Jia Liu, Assistant Professor of Bioengineering; Na Li, Winokur Family Professor of Electrical Engineering and Applied Mathematics; and Petros Koumoutsakos, Herbert S. Winokur, Jr. Professor of Computing in Science and Engineering at the Harvard John A. Paulson School of Engineering and Applied Sciences (SEAS), have been awarded an Emerging Frontiers in Research and Innovation (EFRI) grant from the National Science Foundation. The $2 million grant will support research into developing a bio-symbiotic system that mimics the scalability, adaptability, and efficiency of biological neural networks capable of performing long-term, complex computational tasks.

The research is a collaboration between SEAS, the Wyss Institute for Biologically Inspired Engineering at Harvard University, and the University of Texas at Austin.

The grant is part of the Emerging Frontiers in Research and Innovation (EFRI): Biocomputing through EnGINeering Organoid Intelligence program, which supports research and development of organoid intelligence systems and biocomputing research.

At SEAS, Liu’s group brings together researchers from a range of disciplines to develop advanced bioelectronics that integrate nanoelectronics, soft electronics, genetic and genomic engineering, and machine learning to interface with biological systems. Previously, Liu’s group demonstrated the integration of brain organoids with soft and flexible electronics as cyborg organoids for recording and controlling brain organoid development. With the EFRI grant, Liu and his team will test the cyborg brain organoid’s ability to perform computational tasks, with the goal of inspiring new AI algorithms, enhancing data processing efficiency, and advancing machine learning beyond current capabilities.

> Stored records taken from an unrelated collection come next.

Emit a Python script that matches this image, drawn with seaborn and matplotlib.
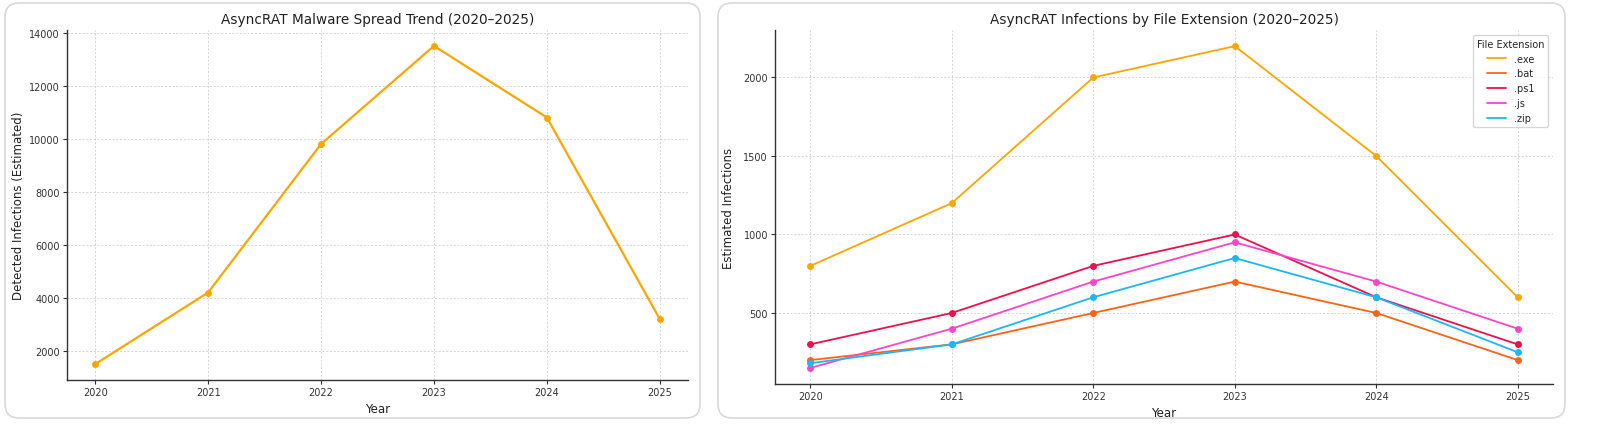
import matplotlib
matplotlib.use("Agg")
import matplotlib.pyplot as plt
import seaborn as sns
import pandas as pd
from matplotlib.patches import FancyBboxPatch

years = [2020, 2021, 2022, 2023, 2024, 2025]
total_infections = [1500, 4200, 9800, 13500, 10800, 3200]

extensions = [".exe", ".bat", ".ps1", ".js", ".zip"]
exe_vals = [800, 1200, 2000, 2200, 1500, 600]
bat_vals = [200, 300, 500, 700, 500, 200]
ps1_vals = [300, 500, 800, 1000, 600, 300]
js_vals = [150, 400, 700, 950, 700, 400]
zip_vals = [180, 300, 600, 850, 600, 250]
ext_colors = ["#FFA500", "#FF6414", "#F0104A", "#FF44CC", "#1AB8F8"]

sns.set_theme(style="whitegrid")
plt.rcParams["font.family"] = ["DejaVu Sans"]

fig = plt.figure(figsize=(16, 4.35), dpi=100)

# background layer in pixel units for the two rounded "cards"
bg = fig.add_axes([0, 0, 1, 1], zorder=-5)
bg.set_xlim(0, 1600)
bg.set_ylim(435, 0)
bg.axis("off")
for x0, x1 in [(5, 700), (718, 1565)]:
    bg.add_patch(FancyBboxPatch((x0, 4), x1 - x0, 415,
                                boxstyle="round,pad=0,rounding_size=14",
                                facecolor="white", edgecolor="#d9d9d9", linewidth=1.2))

ax1 = fig.add_axes([67 / 1600, 1 - 381 / 435, 621 / 1600, 350 / 435])
ax2 = fig.add_axes([775 / 1600, 1 - 385 / 435, 778 / 1600, 354 / 435])

df1 = pd.DataFrame({"Year": years, "Infections": total_infections})
sns.lineplot(data=df1, x="Year", y="Infections", marker="o", color="#FFA500",
             linewidth=1.6, markersize=5, markeredgewidth=0, ax=ax1)
ax1.set_title("AsyncRAT Malware Spread Trend (2020\u20132025)", fontsize=9.8, color="#222222", pad=5)
ax1.set_xlabel("Year", fontsize=8.5, color="#222222", labelpad=4)
ax1.set_ylabel("Detected Infections (Estimated)", fontsize=8.5, color="#222222", labelpad=3)

rows = []
for ext, vals in zip(extensions, [exe_vals, bat_vals, ps1_vals, js_vals, zip_vals]):
    for y, v in zip(years, vals):
        rows.append({"Year": y, "Infections": v, "File Extension": ext})
df2 = pd.DataFrame(rows)
sns.lineplot(data=df2, x="Year", y="Infections", hue="File Extension", marker="o",
             palette=ext_colors, linewidth=1.3, markersize=5, markeredgewidth=0, ax=ax2)
ax2.set_title("AsyncRAT Infections by File Extension (2020\u20132025)", fontsize=9.8, color="#222222", pad=5)
ax2.set_xlabel("Year", fontsize=8.5, color="#222222", labelpad=4)
ax2.set_ylabel("Estimated Infections", fontsize=8.5, color="#222222", labelpad=6)
ax2.set_yticks([500, 1000, 1500, 2000])
leg = ax2.legend(title="File Extension", loc="upper right", fontsize=7, title_fontsize=7,
                 frameon=True, borderaxespad=0.5)
for line in leg.get_lines():
    line.set_marker("")

for ax in (ax1, ax2):
    ax.set_facecolor("none")
    ax.set_xticks(years)
    ax.grid(True, linestyle=(0, (2.5, 2)), color="#d0d0d0", linewidth=0.6)
    for s in ["top", "right"]:
        ax.spines[s].set_visible(False)
    for s in ["left", "bottom"]:
        ax.spines[s].set_color("#333333")
        ax.spines[s].set_linewidth(1.0)
    ax.tick_params(axis="both", labelsize=7, colors="#333333", length=3, width=0.8,
                   direction="out", left=True, bottom=True, pad=2)

fig.savefig("out.png", dpi=100, facecolor="white")
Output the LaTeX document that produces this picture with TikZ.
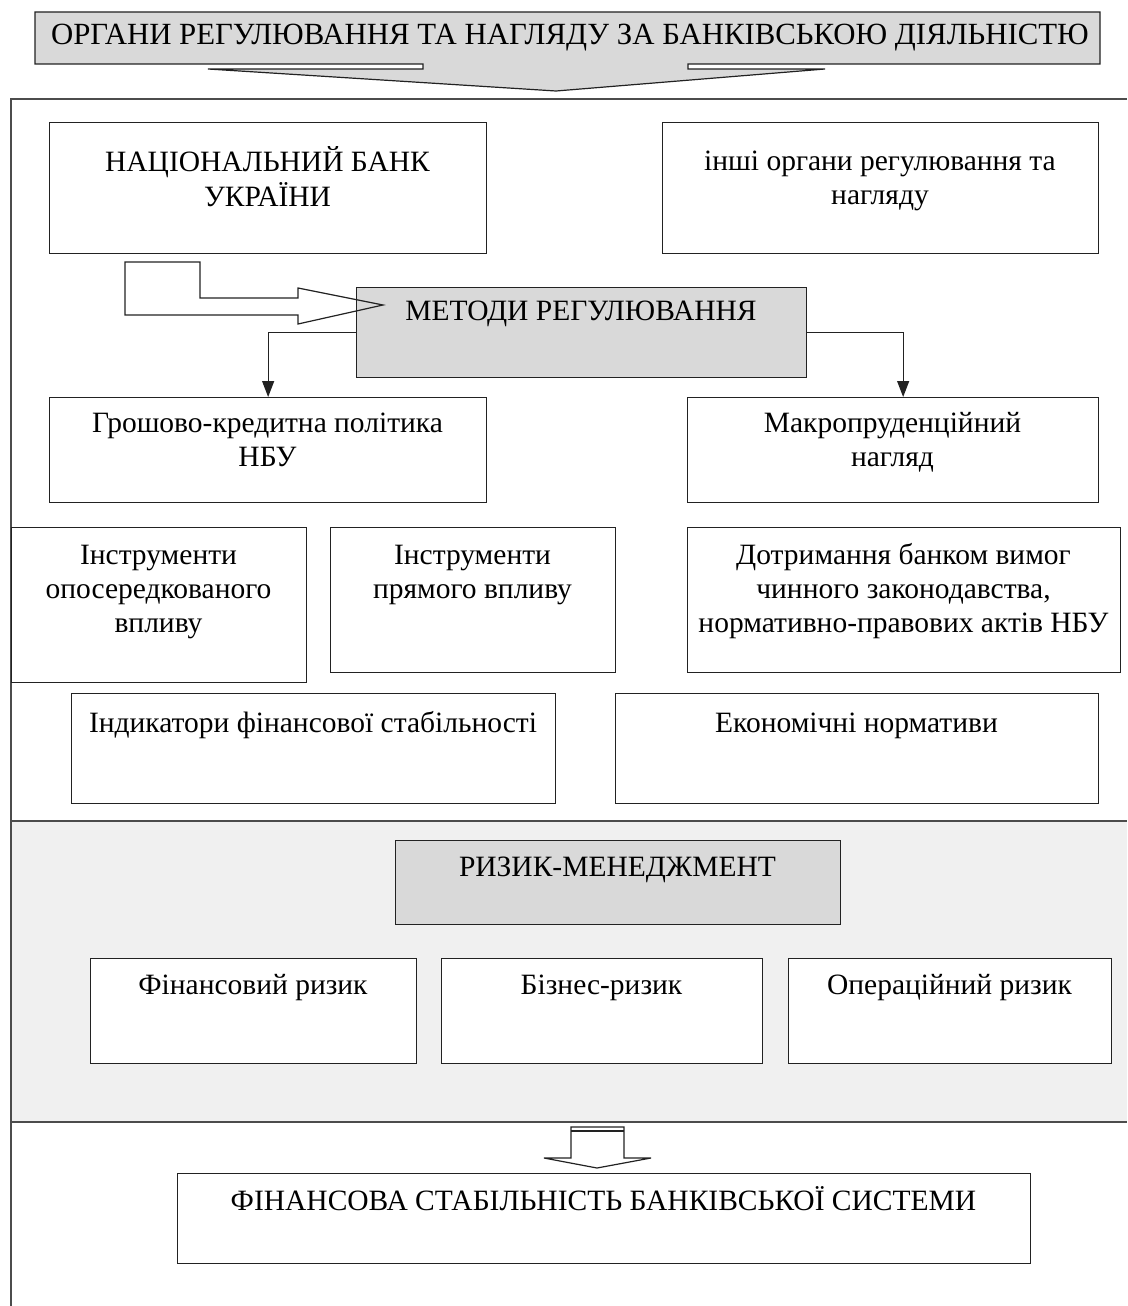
\documentclass[tikz,border=0pt]{standalone}
\usepackage{fontspec}
\setmainfont{Liberation Serif}
\usetikzlibrary{arrows.meta,calc}
\definecolor{boxgray}{HTML}{D9D9D9}
\definecolor{bandgray}{HTML}{F0F0F0}
\definecolor{edge}{HTML}{222222}
\begin{document}
\begin{tikzpicture}[x=1pt,y=-1pt,
  box/.style={draw=edge, line width=1.3pt, fill=white, inner sep=0pt, anchor=north west},
  graybox/.style={box, fill=boxgray},
  txt/.style={inner sep=0pt, anchor=north, align=center, font=\fontsize{29.5}{34}\selectfont},
  frameline/.style={draw=black!70, line width=1.6pt},
  conn/.style={draw=edge, line width=1.2pt, -{Triangle[length=16pt,width=12pt]}},
  hollow/.style={draw=edge, line width=1.2pt, line join=miter}
]
\useasboundingbox (0,0) rectangle (1127,1306);

% background band and frame
\fill[bandgray] (11,821) rectangle (1127,1122);
\draw[frameline] (11,1306) -- (11,99) -- (1127,99);
\draw[frameline] (11,821) -- (1127,821);
\draw[frameline] (11,1122) -- (1127,1122);

% top callout arrow
\draw[hollow, fill=boxgray] (35,12) -- (1100,12) -- (1100,64) -- (688,64) -- (688,69) -- (825,69)
  -- (556,91) -- (208,69) -- (423,69) -- (423,64) -- (35,64) -- cycle;
\node[inner sep=0pt, font=\fontsize{30.8}{34}\selectfont] (title) at (570,38)
  {ОРГАНИ РЕГУЛЮВАННЯ ТА НАГЛЯДУ ЗА БАНКІВСЬКОЮ ДІЯЛЬНІСТЮ};

% boxes
\node[box, minimum width=437pt, minimum height=131pt] (nbu) at (49,122) {};
\node[txt] (nbut) at (267.5,146) {\strut НАЦІОНАЛЬНИЙ БАНК\\УКРАЇНИ};
\node[box, minimum width=436pt, minimum height=131pt] (inshi) at (662,122) {};
\node[txt] (inshit) at (880,146) {\strut інші органи регулювання та\\нагляду};

\node[graybox, minimum width=450pt, minimum height=90pt] (meth) at (356,287) {};
\node[txt] (metht) at (581,296) {\strut МЕТОДИ РЕГУЛЮВАННЯ};

\node[box, minimum width=437pt, minimum height=105pt] (gro) at (49,397) {};
\node[txt] (grot) at (267.5,408) {\strut Грошово-кредитна політика\\НБУ};
\node[box, minimum width=411pt, minimum height=105pt] (mak) at (687,397) {};
\node[txt] (makt) at (892.5,408) {\strut Макропруденційний\\нагляд};

\node[box, minimum width=295pt, minimum height=155pt] (io) at (11,527) {};
\node[txt] (iot) at (158.5,540) {\strut Інструменти\\опосередкованого\\впливу};
\node[box, minimum width=285pt, minimum height=145pt] (ip) at (330,527) {};
\node[txt] (ipt) at (472.5,540) {\strut Інструменти\\прямого впливу};
\node[box, minimum width=433pt, minimum height=145pt] (dot) at (687,527) {};
\node[txt] (dott) at (903.5,540) {\strut Дотримання банком вимог\\чинного законодавства,\\нормативно-правових актів НБУ};

\node[box, minimum width=484pt, minimum height=110pt] (ind) at (71,693) {};
\node[txt] (indt) at (313,708) {\strut Індикатори фінансової стабільності};
\node[box, minimum width=483pt, minimum height=110pt] (eko) at (615,693) {};
\node[txt] (ekot) at (856.5,708) {\strut Економічні нормативи};

\node[graybox, minimum width=445pt, minimum height=84pt] (riz) at (395,840) {};
\node[txt] (rizt) at (617.5,852) {\strut РИЗИК-МЕНЕДЖМЕНТ};

\node[box, minimum width=326pt, minimum height=105pt] (fin) at (90,958) {};
\node[txt] (fint) at (253,970) {\strut Фінансовий ризик};
\node[box, minimum width=321pt, minimum height=105pt] (biz) at (441,958) {};
\node[txt] (bizt) at (601.5,970) {\strut Бізнес-ризик};
\node[box, minimum width=323pt, minimum height=105pt] (oper) at (788,958) {};
\node[txt] (opert) at (949.5,970) {\strut Операційний ризик};

\node[box, minimum width=853pt, minimum height=90pt] (fs) at (177,1173) {};
\node[txt] (fst) at (603.5,1186) {\strut ФІНАНСОВА СТАБІЛЬНІСТЬ БАНКІВСЬКОЇ СИСТЕМИ};

% connectors
\draw[conn] (meth.west) -| (gro.north);
\draw[conn] (meth.east) -| ([xshift=10pt]mak.north);

% hollow bent arrow from NBU to methods
\draw[hollow] (125,262) -- (200,262) -- (200,298) -- (298,298) -- (298,288) -- (383,305)
  -- (298,324) -- (298,315) -- (125,315) -- cycle;

% bottom hollow arrow
\draw[hollow, fill=white] (571,1127) -- (624,1127) -- (624,1158) -- (651,1158) -- (597,1168)
  -- (544,1158) -- (571,1158) -- cycle;
\draw[edge, line width=1.2pt] (571,1131) -- (624,1131);
\end{tikzpicture}
\end{document}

“Current artificial intelligence and machine learning technologies do not match the adaptability and efficiency of biological systems,” said Liu. “Our goal is to develop a seamlessly integrated biological and electronics system for long-term 3D neural network computing, truly merging nature and machine intelligence together."

"NSF's investment will lead to biological computing with superior power and efficiency by harnessing the mechanisms behind complex biological behavior for smart systems," said Susan Margulies, NSF Assistant Director for Engineering. "Advances in biocomputing will open new opportunities for artificial intelligence, biotechnology, and more sustainable computing."